• _Exercise brief_
Restate, exactly and without pictures, the lines from the start of the listing below through the line holding "f_rug_right = [21.99, 22.33, 24.30, 24.65, 25.95, 31.88, 35.78]".

• _Available data_

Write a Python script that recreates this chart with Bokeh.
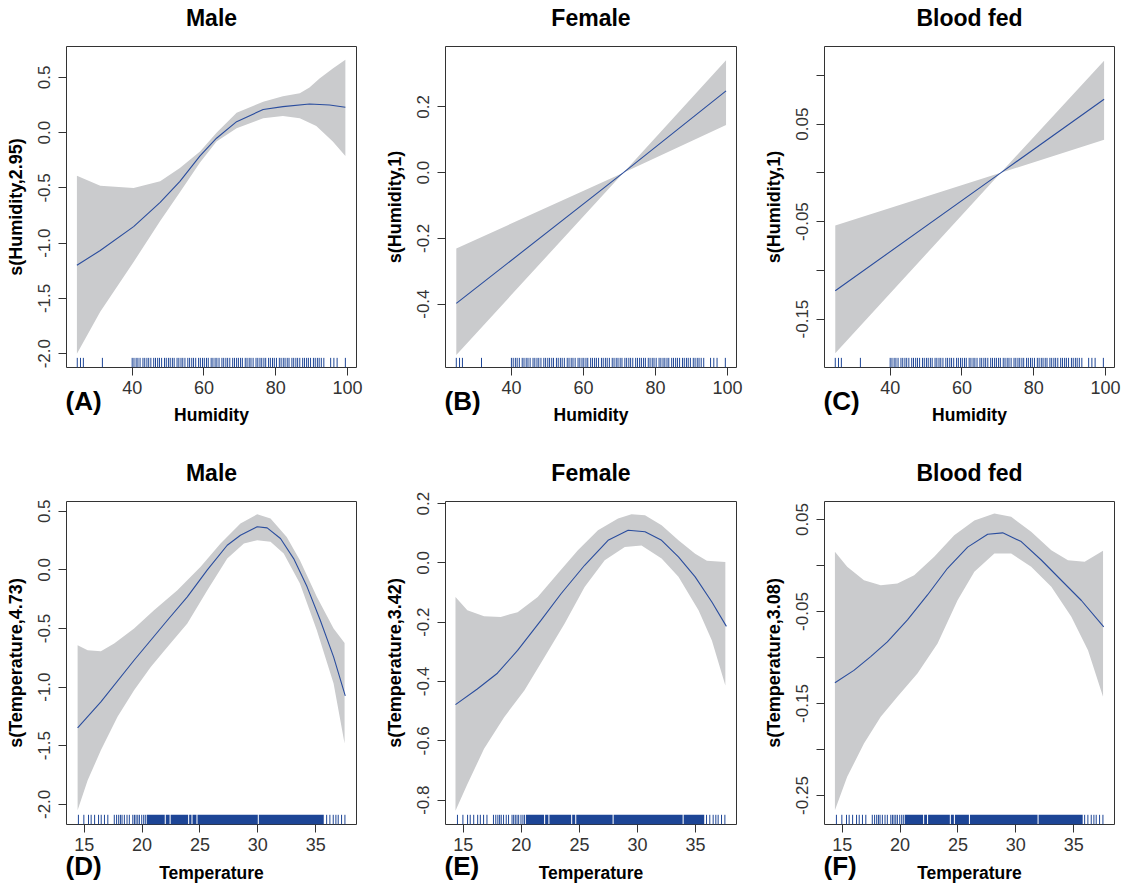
from bokeh.plotting import figure
from bokeh.models import Range1d, FixedTicker, NumeralTickFormatter, CustomJSTickFormatter
from bokeh.layouts import gridplot
from bokeh.core.properties import value
from bokeh.embed import file_html
from bokeh.resources import INLINE

# ---------------- data ----------------
hum_rug = [24.7, 25.6, 26.4, 31.7,
           40.0, 40.5, 41.1, 41.6, 42.2, 43.0, 43.5, 44.1, 44.6, 45.2, 46.0, 46.5, 47.1, 47.6,
           48.2, 49.0, 49.5, 50.1, 50.6, 51.2, 51.7, 52.5, 53.0, 53.6, 54.1, 54.7, 55.5, 56.0,
           56.6, 57.1, 57.7, 58.5, 59.0, 59.6, 60.1, 60.7, 61.2, 62.0, 62.5, 63.1, 63.6, 64.2,
           65.0, 65.5, 66.1, 66.6, 67.2, 68.0, 68.5, 69.1, 69.6, 70.2, 70.7, 71.5, 72.0, 72.6,
           73.1, 73.7, 74.5, 75.0, 75.6, 76.1, 76.7, 77.2, 78.0, 78.5, 79.1, 79.6, 80.2, 81.0,
           81.5, 82.1, 82.6, 83.2, 83.7, 84.5, 85.0, 85.6, 86.1, 86.7, 87.5, 88.0, 88.6, 89.1,
           89.7, 90.5, 91.0, 91.6, 92.1, 92.7, 93.4, 95.3, 96.2, 97.1, 99.4]

temp_rug = [14.5, 14.97, 15.37, 15.6, 15.9, 16.24, 16.47, 16.75, 17.04, 17.6, 17.8, 17.98,
            18.13, 18.27, 18.47, 18.7, 18.9, 19.2, 19.34, 19.48, 19.63, 19.77, 19.97, 20.14,
            20.28, 35.95, 36.23, 36.52, 36.75, 36.95, 37.24, 37.53]
# dense (solid) stretches of the temperature rug: [start, end]
d_rug_left = [20.40, 22.05, 22.47, 24.07, 24.36, 24.79, 30.09]
d_rug_right = [21.96, 22.38, 23.98, 24.27, 24.70, 30.00, 35.70]
e_rug_left = [20.40, 22.05, 22.42, 24.38, 24.73, 27.95, 33.98]
e_rug_right = [21.96, 22.33, 24.29, 24.64, 27.86, 33.89, 35.75]
f_rug_left = [20.40, 22.08, 22.42, 24.39, 24.74, 26.04, 31.97]
f_rug_right = [21.99, 22.33, 24.30, 24.65, 25.95, 31.88, 35.78]

# (A) Male ~ Humidity
a_fit_x = [24.6, 31.1, 40.4, 47.8, 53.3, 58.9, 63.5, 69.1, 76.5, 82.0, 89.4, 95.0, 99.4]
a_fit_y = [-1.20, -1.066, -0.85, -0.63, -0.44, -0.21, -0.05, 0.10, 0.21, 0.236, 0.26, 0.25, 0.23]
a_up_x = [24.6, 31.1, 40.4, 47.8, 53.3, 58.9, 63.5, 69.1, 76.5, 82.0, 86.7, 89.4, 92.2, 95.9, 99.4]
a_up_y = [-0.39, -0.48, -0.50, -0.44, -0.32, -0.17, 0.0, 0.18, 0.28, 0.33, 0.357, 0.41, 0.49, 0.58, 0.66]
a_lo_x = [24.6, 31.1, 40.4, 47.8, 53.3, 58.9, 63.5, 69.1, 76.5, 82.0, 86.7, 91.3, 95.9, 99.4]
a_lo_y = [-2.0, -1.62, -1.17, -0.80, -0.54, -0.27, -0.08, 0.04, 0.13, 0.15, 0.13, 0.06, -0.08, -0.21]

# (B) Female ~ Humidity
b_x = [24.7, 71.1, 99.6]
b_fit = [-0.398, 0.0, 0.249]
b_up = [-0.231, 0.0, 0.342]
b_lo = [-0.555, 0.0, 0.145]

# (C) Blood fed ~ Humidity
c_x = [24.7, 70.8, 99.6]
c_fit = [-0.121, 0.0, 0.0755]
c_up = [-0.054, 0.0, 0.115]
c_lo = [-0.185, 0.0, 0.034]

# (D) Male ~ Temperature
d_fit_x = [14.43, 16.44, 19.31, 22.19, 23.91, 25.64, 27.36, 28.5, 29.95, 30.81, 31.96, 33.1, 34.26, 35.4, 36.55, 37.56]
d_fit_y = [-1.348, -1.126, -0.771, -0.43, -0.23, 0.0, 0.21, 0.295, 0.367, 0.358, 0.267, 0.096, -0.145, -0.43, -0.742, -1.075]
d_up_x = [14.43, 15.3, 16.44, 17.59, 19.31, 21.03, 23.05, 25.06, 26.78, 28.5, 29.95, 31.1, 32.5, 33.64, 35.1, 36.55, 37.5]
d_up_y = [-0.643, -0.686, -0.694, -0.629, -0.50, -0.345, -0.174, 0.026, 0.224, 0.395, 0.474, 0.438, 0.28, 0.082, -0.23, -0.50, -0.623]
d_lo_x = [14.43, 15.3, 16.44, 17.88, 19.31, 20.75, 22.19, 23.91, 25.64, 27.36, 28.8, 29.95, 31.1, 32.24, 33.64, 35.1, 36.55, 37.5]
d_lo_y = [-2.05, -1.795, -1.539, -1.254, -1.027, -0.828, -0.657, -0.458, -0.174, 0.096, 0.224, 0.253, 0.239, 0.139, -0.117, -0.515, -0.97, -1.482]

# (E) Female ~ Temperature
e_fit_x = [14.33, 16.21, 17.94, 19.68, 21.69, 23.42, 25.45, 27.47, 29.2, 30.65, 32.08, 33.53, 34.97, 36.41, 37.66]
e_fit_y = [-0.478, -0.425, -0.372, -0.295, -0.194, -0.104, -0.008, 0.076, 0.110, 0.105, 0.076, 0.020, -0.047, -0.132, -0.214]
e_up_x = [14.33, 15.35, 16.79, 18.23, 19.68, 21.41, 23.14, 24.87, 26.6, 28.33, 29.49, 30.65, 32.08, 33.53, 34.97, 35.98, 37.57]
e_up_y = [-0.115, -0.16, -0.18, -0.182, -0.166, -0.115, -0.036, 0.043, 0.110, 0.150, 0.164, 0.161, 0.127, 0.076, 0.031, 0.007, 0.003]
e_lo_x = [14.33, 15.35, 16.79, 18.52, 20.26, 21.99, 23.72, 25.45, 27.18, 28.91, 30.35, 32.08, 33.53, 35.26, 36.41, 37.57]
e_lo_y = [-0.836, -0.746, -0.627, -0.52, -0.43, -0.318, -0.205, -0.081, 0.009, 0.054, 0.059, 0.015, -0.047, -0.16, -0.262, -0.413]

# (F) Blood fed ~ Temperature
f_fit_x = [14.37, 16.01, 17.46, 18.9, 20.64, 22.37, 24.1, 25.84, 27.57, 28.87, 30.47, 32.2, 33.93, 35.67, 37.6]
f_fit_y = [-0.1275, -0.114, -0.099, -0.083, -0.059, -0.032, -0.003, 0.020, 0.034, 0.0355, 0.026, 0.006, -0.016, -0.038, -0.0666]
f_up_x = [14.37, 15.43, 16.88, 18.33, 19.77, 21.22, 22.95, 24.68, 26.42, 28.15, 29.6, 31.33, 33.07, 34.51, 35.95, 37.54]
f_up_y = [0.0149, -0.0014, -0.016, -0.0214, -0.0196, -0.0105, 0.0095, 0.0329, 0.049, 0.0565, 0.053, 0.0366, 0.0167, 0.0058, 0.004, 0.016]
f_lo_x = [14.37, 15.43, 16.88, 18.33, 19.77, 21.5, 23.24, 24.97, 26.42, 28.15, 29.6, 31.33, 33.07, 34.8, 36.24, 37.54]
f_lo_y = [-0.266, -0.2297, -0.1935, -0.1645, -0.1427, -0.1174, -0.0848, -0.0377, -0.0068, 0.013, 0.013, -0.0014, -0.0232, -0.0558, -0.092, -0.1427]

hum_ticks = [40, 60, 80, 100]
temp_ticks = [15, 20, 25, 30, 35]
a_yticks = [-2.0, -1.5, -1.0, -0.5, 0.0, 0.5]
b_yticks = [-0.4, -0.2, 0.0, 0.2]
c_yticks = [-0.15, -0.10, -0.05, 0.0, 0.05, 0.10]
d_yticks = [-2.0, -1.5, -1.0, -0.5, 0.0, 0.5]
e_yticks = [-0.8, -0.6, -0.4, -0.2, 0.0, 0.2]
f_yticks = [-0.25, -0.20, -0.15, -0.10, -0.05, 0.0, 0.05]

# ---------------- styling ----------------
FONT = "Liberation Sans"
GRAY = "#cacbcd"
BLUE = "#2a4d9e"
RUG = "#1d4596"
DARK = "#333333"

HUM_XLIM = (21.7, 102.5)
TEMP_XLIM = (13.47, 38.53)

ODD_JS = """
const k = Math.round(tick * 100);
return (Math.abs(k) % 10 === 5) ? tick.toFixed(2) : "";
"""


def panel(title, tag, xlabel, ylabel, xlim, ylim, xticks, yticks, yfmt,
          fit_x, fit_y, up_x, up_y, lo_x, lo_y, rug_x, rug_l, rug_r,
          w, h, bl, br, bt, bb, tag_dy, xl_so):
    p = figure(width=w, height=h, x_range=Range1d(*xlim), y_range=Range1d(*ylim),
               output_backend="svg", toolbar_location=None,
               min_border_left=bl, min_border_right=br,
               min_border_top=bt, min_border_bottom=bb,
               x_axis_label=xlabel, y_axis_label=ylabel)
    p.grid.visible = False
    p.outline_line_color = DARK
    p.outline_line_width = 1
    p.outline_line_alpha = 1
    p.title.text = ""
    p.title.standoff = 0

    for ax in (p.xaxis[0], p.yaxis[0]):
        ax.axis_line_color = None
        ax.major_tick_line_color = DARK
        ax.major_tick_out = 8
        ax.major_tick_in = 0
        ax.minor_tick_line_color = None
        ax.major_label_text_font = FONT
        ax.major_label_text_color = DARK
        ax.axis_label_text_font = FONT
        ax.axis_label_text_font_style = "bold"
        ax.axis_label_text_color = "black"
    p.xaxis.major_label_text_font_size = "18px"
    p.yaxis.major_label_text_font_size = "17px"
    p.xaxis.axis_label_text_font_size = "17.5px"
    p.yaxis.axis_label_text_font_size = "18px"
    p.xaxis.ticker = FixedTicker(ticks=xticks)
    p.yaxis.ticker = FixedTicker(ticks=yticks)
    p.yaxis.formatter = yfmt
    p.yaxis.major_label_orientation = "vertical"
    p.xaxis.major_label_standoff = 5
    p.xaxis.axis_label_standoff = xl_so
    p.yaxis.major_label_standoff = 8
    p.yaxis.axis_label_standoff = 10

    p.patch(list(up_x) + list(lo_x)[::-1], list(up_y) + list(lo_y)[::-1],
            fill_color=GRAY, line_color=None)
    p.line(fit_x, fit_y, line_color=BLUE, line_width=1.1)

    y0 = ylim[0]
    y1 = ylim[0] + 0.03 * (ylim[1] - ylim[0])
    p.segment(x0=rug_x, y0=[y0] * len(rug_x), x1=rug_x, y1=[y1] * len(rug_x),
              line_color=RUG, line_width=1)
    if rug_l:
        p.quad(left=rug_l, right=rug_r, bottom=[y0] * len(rug_l), top=[y1] * len(rug_l),
               fill_color=RUG, line_color=None)

    # panel title, centred above the frame
    p.text(x=[(xlim[0] + xlim[1]) / 2], y=[ylim[1]], text=[title], y_offset=-29,
           text_font=value(FONT), text_font_size=value("23px"), text_font_style="bold",
           text_align="center", text_baseline="alphabetic", text_color="black", level="overlay")
    # panel tag, e.g. "(A)", below the lower-left corner of the frame
    p.text(x=[xlim[0]], y=[ylim[0]], text=[tag], x_offset=-1, y_offset=tag_dy,
           text_font=value(FONT), text_font_size=value("26px"), text_font_style="bold",
           text_align="left", text_baseline="middle", text_color="black", level="overlay")
    return p


pa = panel("Male", "(A)", "Humidity", "s(Humidity,2.95)", HUM_XLIM, (-2.125, 0.78),
           hum_ticks, a_yticks, NumeralTickFormatter(format="0.0"),
           a_fit_x, a_fit_y, a_up_x, a_up_y, a_lo_x, a_lo_y,
           hum_rug, [], [], 377, 427, 66, 21, 46, 58, 33, 8)
pb = panel("Female", "(B)", "Humidity", "s(Humidity,1)", HUM_XLIM, (-0.593, 0.384),
           hum_ticks, b_yticks, NumeralTickFormatter(format="0.0"),
           b_x, b_fit, b_x, b_up, b_x, b_lo, hum_rug, [], [], 377, 427, 68, 18, 46, 58, 33, 8)
pc = panel("Blood fed", "(C)", "Humidity", "s(Humidity,1)", HUM_XLIM, (-0.1997, 0.1296),
           hum_ticks, c_yticks, CustomJSTickFormatter(code=ODD_JS),
           c_x, c_fit, c_x, c_up, c_x, c_lo, hum_rug, [], [], 376, 427, 70, 16, 46, 58, 33, 8)
pd = panel("Male", "(D)", "Temperature", "s(Temperature,4.73)", TEMP_XLIM, (-2.172, 0.583),
           temp_ticks, d_yticks, NumeralTickFormatter(format="0.0"),
           d_fit_x, d_fit_y, d_up_x, d_up_y, d_lo_x, d_lo_y,
           temp_rug, d_rug_left, d_rug_right, 377, 458, 66, 21, 74, 61, 41, 9)
pe = panel("Female", "(E)", "Temperature", "s(Temperature,3.42)", TEMP_XLIM, (-0.882, 0.207),
           temp_ticks, e_yticks, NumeralTickFormatter(format="0.0"),
           e_fit_x, e_fit_y, e_up_x, e_up_y, e_lo_x, e_lo_y,
           temp_rug, e_rug_left, e_rug_right, 377, 458, 68, 18, 74, 61, 41, 9)
pf = panel("Blood fed", "(F)", "Temperature", "s(Temperature,3.08)", TEMP_XLIM, (-0.2815, 0.0696),
           temp_ticks, f_yticks, CustomJSTickFormatter(code=ODD_JS),
           f_fit_x, f_fit_y, f_up_x, f_up_y, f_lo_x, f_lo_y,
           temp_rug, f_rug_left, f_rug_right, 376, 458, 70, 16, 74, 61, 41, 9)

grid = gridplot([[pa, pb, pc], [pd, pe, pf]], toolbar_location=None)

open("out.html", "w").write(file_html(grid, INLINE))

• _Written response_
Write a Python script that recreates this chart with Bokeh.
from bokeh.plotting import figure
from bokeh.models import Range1d, FixedTicker, NumeralTickFormatter, CustomJSTickFormatter
from bokeh.layouts import gridplot
from bokeh.core.properties import value
from bokeh.embed import file_html
from bokeh.resources import INLINE

# ---------------- data ----------------
hum_rug = [24.7, 25.6, 26.4, 31.7,
           40.0, 40.5, 41.1, 41.6, 42.2, 43.0, 43.5, 44.1, 44.6, 45.2, 46.0, 46.5, 47.1, 47.6,
           48.2, 49.0, 49.5, 50.1, 50.6, 51.2, 51.7, 52.5, 53.0, 53.6, 54.1, 54.7, 55.5, 56.0,
           56.6, 57.1, 57.7, 58.5, 59.0, 59.6, 60.1, 60.7, 61.2, 62.0, 62.5, 63.1, 63.6, 64.2,
           65.0, 65.5, 66.1, 66.6, 67.2, 68.0, 68.5, 69.1, 69.6, 70.2, 70.7, 71.5, 72.0, 72.6,
           73.1, 73.7, 74.5, 75.0, 75.6, 76.1, 76.7, 77.2, 78.0, 78.5, 79.1, 79.6, 80.2, 81.0,
           81.5, 82.1, 82.6, 83.2, 83.7, 84.5, 85.0, 85.6, 86.1, 86.7, 87.5, 88.0, 88.6, 89.1,
           89.7, 90.5, 91.0, 91.6, 92.1, 92.7, 93.4, 95.3, 96.2, 97.1, 99.4]

temp_rug = [14.5, 14.97, 15.37, 15.6, 15.9, 16.24, 16.47, 16.75, 17.04, 17.6, 17.8, 17.98,
            18.13, 18.27, 18.47, 18.7, 18.9, 19.2, 19.34, 19.48, 19.63, 19.77, 19.97, 20.14,
            20.28, 35.95, 36.23, 36.52, 36.75, 36.95, 37.24, 37.53]
# dense (solid) stretches of the temperature rug: [start, end]
d_rug_left = [20.40, 22.05, 22.47, 24.07, 24.36, 24.79, 30.09]
d_rug_right = [21.96, 22.38, 23.98, 24.27, 24.70, 30.00, 35.70]
e_rug_left = [20.40, 22.05, 22.42, 24.38, 24.73, 27.95, 33.98]
e_rug_right = [21.96, 22.33, 24.29, 24.64, 27.86, 33.89, 35.75]
f_rug_left = [20.40, 22.08, 22.42, 24.39, 24.74, 26.04, 31.97]
f_rug_right = [21.99, 22.33, 24.30, 24.65, 25.95, 31.88, 35.78]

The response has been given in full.